John Lindsey | Socorro, New Mexico USA. | 12/05/2008
(5 out of 5 stars)
Larry Pearce (Chris Bauer) is just your average computer tech supervisor who just lost his son. He has a special supernatural kind of hearing that lets him hear from very far away especially when he listens to conversations on the phone by his staff at work. However this kind of ability is driving him to the brink of insanity as he can't stands no more especially his griefstruck over his son's death.
A stirring and disturbing psychological horror thriller from Brad Anderson (Director of "Session 9" and "The Machinst") is a smart and startling story. It's one of the more "Twilight Zone"-ish stories on the TV Show as it gives us a character and social study about what it is to be someone else's own world of noise. The acting is quite good and has one hell of a disturbing ending.
This DVD includes two featurettes, photo gallery, script and audio commentary."

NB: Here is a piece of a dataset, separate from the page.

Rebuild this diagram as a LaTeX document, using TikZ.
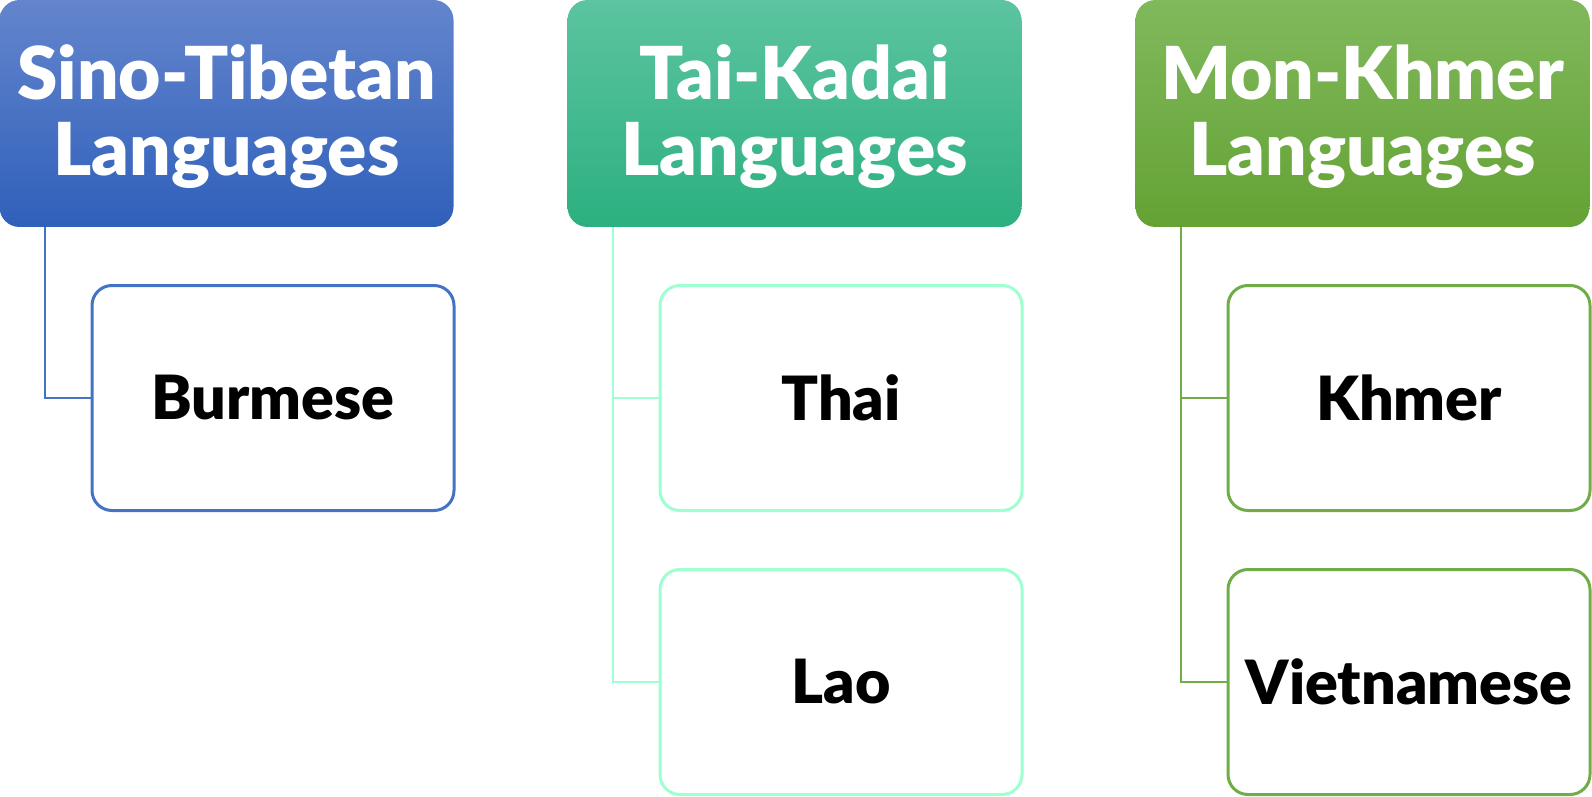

May be the best MOH episode
Jason A. Greeno | San Diego, CA USA | 11/30/2007
(5 out of 5 stars)
"Brad Anderson, while still very young, is proving himself to be truly a master of horror. "Session 9", "The Machinist" and now this. Dang. It's great. Don't expect a balls-to-the-wall horror extravaganza, and you will like what you get. This is more Alfred Hitchcock than Lucio Fulci. Paced well, cerebral, and sounds great. Highly recommended."